I love that this team is so close. We want to see each and every person succeed, and that’s why we’re scoring all these points, that’s why we’re undefeated going into the final. I just love that everyone is able to spend time with each other and is jiving together. I hope everyone feels like we can go out there and win this whole thing. And we can – we’re all professional athletes here, and we just have to do our jobs – for our team more than for ourselves.
A friend sent me a message on Instagram, and he said that watching Cali Condors in the ready room before races, where we’re talkative and chatty and having a good time, he said it was a noticeable distinction from other teams. And though it’s a fine line – we take ourselves seriously – at that point, the work has already been done and you do whatever you need to do to get in the right mindset. For us that means we’re relaxed, and we’re just ready to rip.

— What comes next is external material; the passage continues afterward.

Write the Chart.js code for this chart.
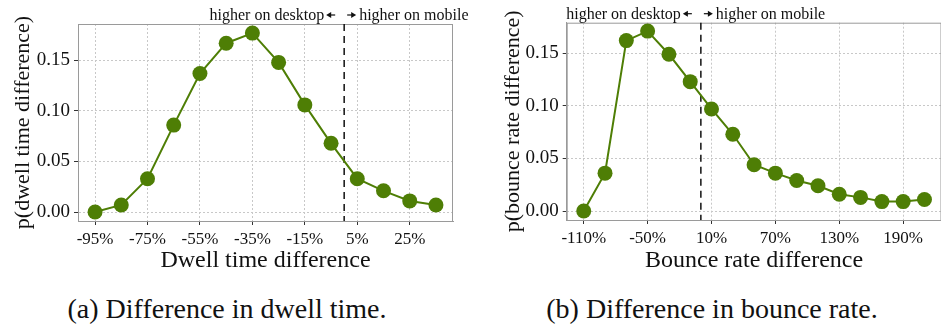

I’m already feeling excitement in my chest thinking about the final this weekend. I’m visualizing the next couple days and I’m just excited for us to come together us a team and shoot out of that cannon and just go. There are a lot of special people on this team – we have some superstars, but it’s all about the team. And every person matters, every point matters, every placement matters. It’s going to be really fun. And hopefully a great end to a year that has taken quite a few twists and turns. I hope that we bring a sense of entertainment to the swimming community, because at the end of the day, this is made to be fun.
When this season of the ISL is over in a few days, I’m looking forward to going home to Illinois and spending time with my family. And then it’ll be back to work. I’ll carry this momentum of racing into the next calendar year, into Olympic Trials next June and into Tokyo in July. I talked about this before but practicing the mental and emotional aspects of racing, fine-tuning things, and continually learning at a very accelerated rate has been so beneficial. And it created this fire within me that will keep me motivated and moving forward and pushing toward the next race.